СЛУЧАЙ В КЁПЕНИКЕ И/ИЛИ ДРУГАЯ ЖИЗНЬ ШАЦА
одиннадцать лет назад в Гамбурге был февраль пополам с мартом. Город лихорадило. Это становилось особенно заметно ночью, когда во след всем без исключения ночным огням тянулись маленькие светящиеся хвостики мелкой дрожи. Берта Марковна, старательно прикрывая глаза, заставляла себя сосредоточиться на каких-то давно стёршихся из памяти пейзажах, на блестящих чернобоких кораблях в порту, на смуглых мужчинах в казино на Рипербане, старалась сообразить, каким мужским именем зовут собор, жадно вмещающий в себя сразу три органа, и всё время спотыкалась взглядом о велосипед, облокотившийся о фонарный столб посреди пустынной улицы, вымощенной выпукло и блестяще.
от тех времён осталось в памяти только настырное «wann begint die Regata?», а так хотелось нащупать нечто совсем другое, тёмное, тайное, поскуливающее от прикосновения. ничего не было. скорый поезд вылетал из Гамбурга стрелой и тут же оказывался городским берлинским составом, перемахнувшим через десяток лет.
– кажется, эта женщина в полиции, она записала не тот телефон – Марта Марковна заискивающе и немного виновато смотрела на мужа. – они там были рядом, на Г: Гамбург и гостиница.
– глупо – муж с готовностью подхватил игру в слова.
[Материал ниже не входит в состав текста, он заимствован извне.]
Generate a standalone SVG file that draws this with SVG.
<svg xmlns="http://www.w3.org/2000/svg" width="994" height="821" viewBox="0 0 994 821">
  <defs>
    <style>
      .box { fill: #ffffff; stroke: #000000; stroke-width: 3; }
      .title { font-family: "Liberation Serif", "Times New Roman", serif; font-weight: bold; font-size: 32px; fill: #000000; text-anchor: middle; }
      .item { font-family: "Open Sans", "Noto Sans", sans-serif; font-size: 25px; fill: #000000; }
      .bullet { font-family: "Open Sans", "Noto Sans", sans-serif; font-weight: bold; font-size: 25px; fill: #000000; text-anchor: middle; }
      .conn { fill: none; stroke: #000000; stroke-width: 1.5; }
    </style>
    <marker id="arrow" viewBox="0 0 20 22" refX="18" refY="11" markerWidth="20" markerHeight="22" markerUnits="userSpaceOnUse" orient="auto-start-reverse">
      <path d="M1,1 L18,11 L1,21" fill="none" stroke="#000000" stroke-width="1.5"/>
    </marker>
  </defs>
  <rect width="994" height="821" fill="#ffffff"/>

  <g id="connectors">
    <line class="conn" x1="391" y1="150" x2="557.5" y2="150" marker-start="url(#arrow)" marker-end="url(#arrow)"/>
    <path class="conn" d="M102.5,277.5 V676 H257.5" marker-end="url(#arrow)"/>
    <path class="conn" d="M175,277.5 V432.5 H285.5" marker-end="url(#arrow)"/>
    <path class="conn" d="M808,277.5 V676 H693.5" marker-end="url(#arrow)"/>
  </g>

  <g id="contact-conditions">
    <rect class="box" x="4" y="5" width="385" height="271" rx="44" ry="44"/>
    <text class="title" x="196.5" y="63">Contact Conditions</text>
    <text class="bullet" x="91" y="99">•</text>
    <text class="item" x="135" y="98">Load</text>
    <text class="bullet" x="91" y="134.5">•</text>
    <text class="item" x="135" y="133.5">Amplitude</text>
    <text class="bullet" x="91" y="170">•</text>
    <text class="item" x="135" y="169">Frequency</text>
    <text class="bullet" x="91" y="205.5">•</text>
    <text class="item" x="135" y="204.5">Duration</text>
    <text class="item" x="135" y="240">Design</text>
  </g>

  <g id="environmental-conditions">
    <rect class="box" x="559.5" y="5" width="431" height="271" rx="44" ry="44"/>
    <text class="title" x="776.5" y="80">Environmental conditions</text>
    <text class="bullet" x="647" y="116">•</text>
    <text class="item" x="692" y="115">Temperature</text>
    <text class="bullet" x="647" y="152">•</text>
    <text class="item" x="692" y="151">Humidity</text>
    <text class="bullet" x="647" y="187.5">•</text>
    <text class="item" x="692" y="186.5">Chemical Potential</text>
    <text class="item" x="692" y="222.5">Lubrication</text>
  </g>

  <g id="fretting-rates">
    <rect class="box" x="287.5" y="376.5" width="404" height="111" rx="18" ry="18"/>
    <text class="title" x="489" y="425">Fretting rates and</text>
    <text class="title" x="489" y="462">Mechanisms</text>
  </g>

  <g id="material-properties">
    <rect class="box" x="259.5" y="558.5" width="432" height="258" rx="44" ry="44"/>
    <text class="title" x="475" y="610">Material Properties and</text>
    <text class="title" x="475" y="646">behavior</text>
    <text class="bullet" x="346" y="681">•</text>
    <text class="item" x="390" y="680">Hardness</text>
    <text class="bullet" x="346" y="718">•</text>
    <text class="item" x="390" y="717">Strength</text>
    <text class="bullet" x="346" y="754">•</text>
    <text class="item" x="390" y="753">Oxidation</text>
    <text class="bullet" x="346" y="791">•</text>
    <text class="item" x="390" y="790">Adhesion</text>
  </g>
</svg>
Марте Марковне никогда не удавались воспоминания. Куда лучше выходили у неё сны и планы на близкое будущее. Из прошлого же она умудрялась захватить самые нелепые, бесполезные и неожиданно неловкие безделушки, делать с которыми было решительно нечего. Так привезённая с морского курорта покрытая лаком клешня краба начинает дурно пахнуть от жары ещё в дороге и все вещи в чемодане оказываются непоправимо измазаны душком скончавшегося сувенира.
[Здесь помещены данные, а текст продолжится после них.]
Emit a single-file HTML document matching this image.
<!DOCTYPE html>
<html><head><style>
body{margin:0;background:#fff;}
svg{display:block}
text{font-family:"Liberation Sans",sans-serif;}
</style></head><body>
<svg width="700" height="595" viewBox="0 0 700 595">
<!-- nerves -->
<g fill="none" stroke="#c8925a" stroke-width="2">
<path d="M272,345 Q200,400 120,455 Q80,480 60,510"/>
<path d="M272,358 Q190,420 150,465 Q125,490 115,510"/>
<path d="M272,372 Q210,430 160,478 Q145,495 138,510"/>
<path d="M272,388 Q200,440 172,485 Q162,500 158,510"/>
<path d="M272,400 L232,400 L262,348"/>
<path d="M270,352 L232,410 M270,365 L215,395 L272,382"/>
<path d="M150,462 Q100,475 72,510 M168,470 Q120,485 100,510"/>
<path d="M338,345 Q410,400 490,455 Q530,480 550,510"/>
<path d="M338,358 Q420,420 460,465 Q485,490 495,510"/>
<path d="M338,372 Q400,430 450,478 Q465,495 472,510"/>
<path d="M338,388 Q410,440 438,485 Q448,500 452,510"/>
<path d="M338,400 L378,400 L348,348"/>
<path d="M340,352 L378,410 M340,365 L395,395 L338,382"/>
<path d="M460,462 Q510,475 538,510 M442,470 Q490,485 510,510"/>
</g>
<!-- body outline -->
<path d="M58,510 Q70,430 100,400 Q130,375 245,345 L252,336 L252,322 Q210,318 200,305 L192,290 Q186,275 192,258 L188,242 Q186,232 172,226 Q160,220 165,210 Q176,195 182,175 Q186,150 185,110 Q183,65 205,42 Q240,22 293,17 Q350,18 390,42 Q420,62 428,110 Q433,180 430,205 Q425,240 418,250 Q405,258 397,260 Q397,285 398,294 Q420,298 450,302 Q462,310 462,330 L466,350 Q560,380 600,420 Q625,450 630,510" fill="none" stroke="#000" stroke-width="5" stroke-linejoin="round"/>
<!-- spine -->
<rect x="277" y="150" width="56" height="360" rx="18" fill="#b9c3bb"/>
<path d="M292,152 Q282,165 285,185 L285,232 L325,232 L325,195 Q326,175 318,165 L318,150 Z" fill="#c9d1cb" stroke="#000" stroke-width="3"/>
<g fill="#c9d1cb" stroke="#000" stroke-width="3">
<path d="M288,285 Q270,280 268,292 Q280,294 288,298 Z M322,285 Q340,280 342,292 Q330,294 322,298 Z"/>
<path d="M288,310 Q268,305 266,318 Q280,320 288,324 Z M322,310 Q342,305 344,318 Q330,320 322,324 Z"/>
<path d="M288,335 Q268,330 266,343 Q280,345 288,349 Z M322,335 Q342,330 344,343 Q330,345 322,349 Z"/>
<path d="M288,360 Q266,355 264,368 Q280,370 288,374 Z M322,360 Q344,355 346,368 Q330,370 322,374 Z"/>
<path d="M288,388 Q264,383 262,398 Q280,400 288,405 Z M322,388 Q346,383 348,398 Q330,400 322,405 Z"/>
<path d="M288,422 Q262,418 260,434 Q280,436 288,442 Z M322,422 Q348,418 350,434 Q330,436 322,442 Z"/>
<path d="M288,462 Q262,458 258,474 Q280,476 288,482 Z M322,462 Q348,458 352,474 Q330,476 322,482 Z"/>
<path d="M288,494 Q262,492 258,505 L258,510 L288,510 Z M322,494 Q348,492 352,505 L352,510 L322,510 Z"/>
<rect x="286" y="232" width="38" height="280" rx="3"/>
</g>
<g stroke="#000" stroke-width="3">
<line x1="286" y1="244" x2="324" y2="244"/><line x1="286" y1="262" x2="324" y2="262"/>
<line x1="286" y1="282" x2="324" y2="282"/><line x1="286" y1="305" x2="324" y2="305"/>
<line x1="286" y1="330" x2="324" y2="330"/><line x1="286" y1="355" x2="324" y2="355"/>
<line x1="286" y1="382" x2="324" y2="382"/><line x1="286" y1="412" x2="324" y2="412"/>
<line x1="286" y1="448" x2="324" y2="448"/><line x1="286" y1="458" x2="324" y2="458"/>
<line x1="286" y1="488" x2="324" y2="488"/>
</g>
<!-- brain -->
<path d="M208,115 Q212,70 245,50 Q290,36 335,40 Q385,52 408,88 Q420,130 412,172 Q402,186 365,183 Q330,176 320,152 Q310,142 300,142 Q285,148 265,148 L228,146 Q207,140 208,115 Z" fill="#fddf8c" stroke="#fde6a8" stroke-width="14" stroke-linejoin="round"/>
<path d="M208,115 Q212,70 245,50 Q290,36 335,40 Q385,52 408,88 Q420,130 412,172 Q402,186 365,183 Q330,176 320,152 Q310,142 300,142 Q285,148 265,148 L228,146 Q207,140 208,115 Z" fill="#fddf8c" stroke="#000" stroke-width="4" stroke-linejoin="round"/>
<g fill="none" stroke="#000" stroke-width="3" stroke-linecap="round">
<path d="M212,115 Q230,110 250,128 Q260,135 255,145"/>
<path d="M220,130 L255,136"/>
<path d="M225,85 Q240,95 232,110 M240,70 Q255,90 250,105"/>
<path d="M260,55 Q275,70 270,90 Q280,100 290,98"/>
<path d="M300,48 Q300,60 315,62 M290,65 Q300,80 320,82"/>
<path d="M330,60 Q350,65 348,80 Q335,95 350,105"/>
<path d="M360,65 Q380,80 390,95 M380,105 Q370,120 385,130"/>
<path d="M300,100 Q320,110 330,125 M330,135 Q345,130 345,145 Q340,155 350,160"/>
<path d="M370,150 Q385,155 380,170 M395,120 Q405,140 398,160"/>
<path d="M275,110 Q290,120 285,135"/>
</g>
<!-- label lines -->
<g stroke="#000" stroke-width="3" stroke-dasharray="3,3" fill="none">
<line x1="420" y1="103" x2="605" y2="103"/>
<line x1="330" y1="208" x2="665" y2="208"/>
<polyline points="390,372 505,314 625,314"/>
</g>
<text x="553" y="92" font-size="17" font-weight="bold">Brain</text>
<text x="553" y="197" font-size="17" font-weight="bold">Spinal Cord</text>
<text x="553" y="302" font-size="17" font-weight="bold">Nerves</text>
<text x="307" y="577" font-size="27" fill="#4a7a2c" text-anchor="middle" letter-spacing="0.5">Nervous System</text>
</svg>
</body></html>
«Было бы смешно теперь его встретить, — подумала Марта Марковна. — Тем более смешно, что погода стоит такая хорошая.» Тут ход её мыслей оторвался сам от себя, вспомнился какой-то очень близкий и понятный, но никогда не встреченный в жизни человек, который один на всём белом свете умел радоваться ясному солнечному дню, точь-в-точь как она сама. Потом почему-то возник страх, приведший с собой мысли о внезапной болезни, потом она вспомнила, куда и зачем они едут и нащупала внутри ставший уже привычным за последние несколько часов, тупой угол тревожной тоски, вписанный в полукруг полусна.
Берта Маратовна покосилась украдкой на мужа. Тот, увлечённый историей дома Гогенцоллернов, почувствовал, однако, взгляд жены и улыбнулся нижней частью лица, верхней продолжая сосредоточенно поглощать длинное предложение, нафаршированное датами и названиями из географии.
время внутри предложения тянется
как ожиданье в заброшенной мельнице
как выяснение обстоятельств
небольшого происшествия, снятого мыльницей.
если фотограф-любитель не остановится –
нынче не те времена чтоб опутывать плёнкой улицу –
несколько лиц против воли окажутся в передовице
вон мелькает его спина. нужно поторопиться.
фотограф всё удаляется, сильно сутулится,
ныряет в подвальчик, снимает пиджак,
мыльницу прячет, заказыват Крушовицу.
к нему, расталкивая танцующих, спешат.